| AIM |
Reproduce exactly only the lines from the line that holds "Rebuild this chart" to the line that holds "import plotly.graph_objects as go", inclusive, in the listing below, and please leave out every picture.

| DATASET CONTENT |
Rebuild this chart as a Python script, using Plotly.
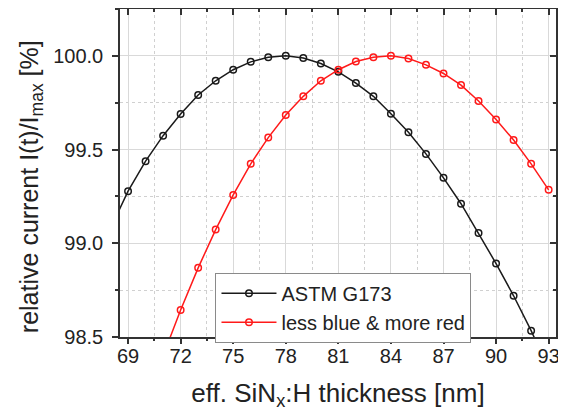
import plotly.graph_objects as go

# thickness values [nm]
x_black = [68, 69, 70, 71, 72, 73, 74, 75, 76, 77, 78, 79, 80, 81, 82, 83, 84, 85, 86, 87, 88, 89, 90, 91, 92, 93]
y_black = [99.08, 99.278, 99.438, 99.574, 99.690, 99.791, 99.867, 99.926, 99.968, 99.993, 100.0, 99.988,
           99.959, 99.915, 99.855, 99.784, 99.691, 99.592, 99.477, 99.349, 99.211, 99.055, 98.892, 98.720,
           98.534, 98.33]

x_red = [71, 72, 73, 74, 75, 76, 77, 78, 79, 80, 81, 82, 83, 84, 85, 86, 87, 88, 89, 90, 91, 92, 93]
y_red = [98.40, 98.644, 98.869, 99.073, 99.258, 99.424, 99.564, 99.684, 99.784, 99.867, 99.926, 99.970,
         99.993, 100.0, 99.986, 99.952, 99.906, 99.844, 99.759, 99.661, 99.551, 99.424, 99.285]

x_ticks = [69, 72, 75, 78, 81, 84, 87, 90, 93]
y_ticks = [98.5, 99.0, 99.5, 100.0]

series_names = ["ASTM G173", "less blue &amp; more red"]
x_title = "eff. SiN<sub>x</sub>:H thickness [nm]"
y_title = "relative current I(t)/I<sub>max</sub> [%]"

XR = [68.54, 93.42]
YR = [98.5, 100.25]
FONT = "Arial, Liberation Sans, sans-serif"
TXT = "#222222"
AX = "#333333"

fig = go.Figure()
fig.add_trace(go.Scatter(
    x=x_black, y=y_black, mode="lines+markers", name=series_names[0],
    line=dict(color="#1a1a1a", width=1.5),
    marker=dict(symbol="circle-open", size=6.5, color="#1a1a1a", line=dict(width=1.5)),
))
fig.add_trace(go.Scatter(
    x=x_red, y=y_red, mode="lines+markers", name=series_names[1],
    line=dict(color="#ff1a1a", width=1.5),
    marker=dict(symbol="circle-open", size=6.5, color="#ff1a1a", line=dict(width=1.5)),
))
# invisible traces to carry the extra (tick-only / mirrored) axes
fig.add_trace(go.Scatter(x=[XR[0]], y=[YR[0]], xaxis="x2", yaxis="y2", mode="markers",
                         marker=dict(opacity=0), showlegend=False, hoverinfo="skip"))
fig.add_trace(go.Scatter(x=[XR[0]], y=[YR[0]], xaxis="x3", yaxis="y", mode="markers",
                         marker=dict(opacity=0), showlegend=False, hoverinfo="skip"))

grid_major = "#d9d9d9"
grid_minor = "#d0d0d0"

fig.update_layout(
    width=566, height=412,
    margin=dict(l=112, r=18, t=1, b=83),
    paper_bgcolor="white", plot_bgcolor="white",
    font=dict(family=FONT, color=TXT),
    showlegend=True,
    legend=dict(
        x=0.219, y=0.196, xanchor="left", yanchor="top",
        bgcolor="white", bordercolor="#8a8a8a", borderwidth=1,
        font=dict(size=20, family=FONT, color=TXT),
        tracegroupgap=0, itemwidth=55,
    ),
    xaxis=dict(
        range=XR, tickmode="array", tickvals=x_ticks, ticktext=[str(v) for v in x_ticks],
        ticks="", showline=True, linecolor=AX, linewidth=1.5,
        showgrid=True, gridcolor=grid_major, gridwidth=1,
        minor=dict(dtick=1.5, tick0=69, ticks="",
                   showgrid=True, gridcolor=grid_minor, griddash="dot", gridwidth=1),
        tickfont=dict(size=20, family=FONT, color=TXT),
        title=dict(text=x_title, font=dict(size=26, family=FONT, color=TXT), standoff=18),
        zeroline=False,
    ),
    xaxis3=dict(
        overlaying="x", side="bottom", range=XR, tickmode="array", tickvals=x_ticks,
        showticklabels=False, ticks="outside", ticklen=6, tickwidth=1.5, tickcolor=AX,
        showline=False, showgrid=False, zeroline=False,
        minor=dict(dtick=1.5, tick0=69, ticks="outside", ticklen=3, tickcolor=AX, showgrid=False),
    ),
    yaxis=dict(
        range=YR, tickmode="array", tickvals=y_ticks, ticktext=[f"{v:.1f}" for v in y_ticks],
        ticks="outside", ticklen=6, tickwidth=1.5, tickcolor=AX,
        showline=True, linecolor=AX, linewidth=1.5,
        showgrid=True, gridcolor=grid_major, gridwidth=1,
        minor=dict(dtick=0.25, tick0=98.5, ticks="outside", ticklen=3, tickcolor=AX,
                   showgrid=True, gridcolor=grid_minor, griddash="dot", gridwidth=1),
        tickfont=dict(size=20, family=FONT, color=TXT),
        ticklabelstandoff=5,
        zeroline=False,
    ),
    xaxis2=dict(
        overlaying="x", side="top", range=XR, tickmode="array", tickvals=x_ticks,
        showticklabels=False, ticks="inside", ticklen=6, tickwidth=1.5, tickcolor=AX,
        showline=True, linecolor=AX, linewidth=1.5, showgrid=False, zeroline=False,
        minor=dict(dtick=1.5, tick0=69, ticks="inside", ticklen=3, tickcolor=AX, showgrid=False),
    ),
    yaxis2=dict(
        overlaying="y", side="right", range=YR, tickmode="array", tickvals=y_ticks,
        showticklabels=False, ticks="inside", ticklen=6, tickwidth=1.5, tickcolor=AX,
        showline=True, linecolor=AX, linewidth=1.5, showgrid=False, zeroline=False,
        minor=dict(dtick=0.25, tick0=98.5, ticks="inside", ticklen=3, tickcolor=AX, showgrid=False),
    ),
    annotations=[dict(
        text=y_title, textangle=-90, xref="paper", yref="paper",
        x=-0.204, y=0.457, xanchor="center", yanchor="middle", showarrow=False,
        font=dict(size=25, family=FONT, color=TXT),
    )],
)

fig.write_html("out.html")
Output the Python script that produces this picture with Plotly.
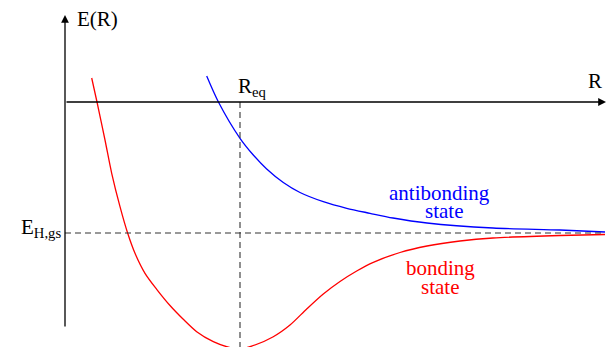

==

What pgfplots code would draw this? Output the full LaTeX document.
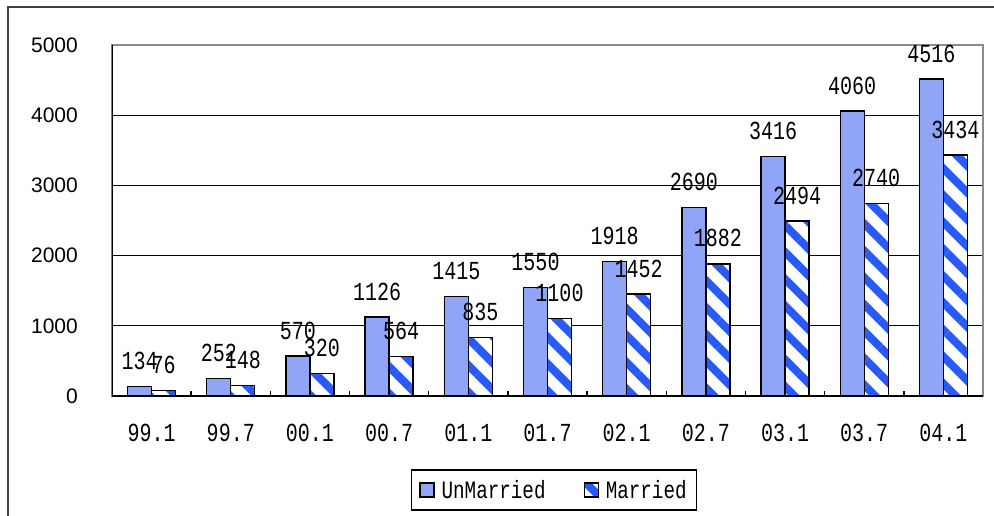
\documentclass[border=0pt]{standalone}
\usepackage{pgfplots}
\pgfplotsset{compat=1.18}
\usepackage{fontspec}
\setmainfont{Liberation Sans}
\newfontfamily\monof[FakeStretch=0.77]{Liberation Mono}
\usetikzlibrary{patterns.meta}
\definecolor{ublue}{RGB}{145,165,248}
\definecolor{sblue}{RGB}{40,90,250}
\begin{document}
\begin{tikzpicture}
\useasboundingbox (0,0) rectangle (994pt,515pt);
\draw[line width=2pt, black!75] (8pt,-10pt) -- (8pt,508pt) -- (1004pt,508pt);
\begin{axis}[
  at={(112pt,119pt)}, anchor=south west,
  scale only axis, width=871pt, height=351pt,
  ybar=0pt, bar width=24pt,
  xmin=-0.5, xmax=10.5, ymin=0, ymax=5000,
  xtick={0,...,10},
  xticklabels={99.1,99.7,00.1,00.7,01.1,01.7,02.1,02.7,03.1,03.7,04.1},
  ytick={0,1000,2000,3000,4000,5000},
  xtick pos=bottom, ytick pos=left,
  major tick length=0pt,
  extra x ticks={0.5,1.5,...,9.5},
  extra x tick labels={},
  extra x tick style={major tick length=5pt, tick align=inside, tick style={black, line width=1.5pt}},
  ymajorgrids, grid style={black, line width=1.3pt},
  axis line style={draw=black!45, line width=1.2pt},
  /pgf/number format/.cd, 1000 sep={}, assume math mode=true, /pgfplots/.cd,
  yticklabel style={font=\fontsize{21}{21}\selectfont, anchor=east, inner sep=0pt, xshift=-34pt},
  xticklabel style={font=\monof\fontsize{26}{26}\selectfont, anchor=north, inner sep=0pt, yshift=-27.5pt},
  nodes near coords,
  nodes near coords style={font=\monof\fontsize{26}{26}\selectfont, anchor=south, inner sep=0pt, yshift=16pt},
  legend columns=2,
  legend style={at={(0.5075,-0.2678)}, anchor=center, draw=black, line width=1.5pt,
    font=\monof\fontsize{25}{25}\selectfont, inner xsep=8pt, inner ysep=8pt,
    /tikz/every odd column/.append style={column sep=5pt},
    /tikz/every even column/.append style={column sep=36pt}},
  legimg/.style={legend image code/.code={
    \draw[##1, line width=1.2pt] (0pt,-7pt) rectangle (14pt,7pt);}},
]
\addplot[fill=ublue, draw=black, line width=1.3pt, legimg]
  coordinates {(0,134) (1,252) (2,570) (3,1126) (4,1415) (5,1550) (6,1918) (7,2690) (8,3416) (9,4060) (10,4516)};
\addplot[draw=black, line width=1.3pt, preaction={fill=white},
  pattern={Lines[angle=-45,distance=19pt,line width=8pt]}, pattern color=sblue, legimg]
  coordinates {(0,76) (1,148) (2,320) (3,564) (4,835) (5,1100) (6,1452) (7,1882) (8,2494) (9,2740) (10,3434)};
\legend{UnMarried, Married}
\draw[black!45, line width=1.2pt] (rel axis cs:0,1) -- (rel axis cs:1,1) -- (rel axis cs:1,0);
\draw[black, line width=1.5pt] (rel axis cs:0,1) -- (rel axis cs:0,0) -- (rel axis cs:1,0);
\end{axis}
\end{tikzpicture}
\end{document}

| OUTPUT OF THE EXERCISE |
Rebuild this chart as a Python script, using Plotly.
import plotly.graph_objects as go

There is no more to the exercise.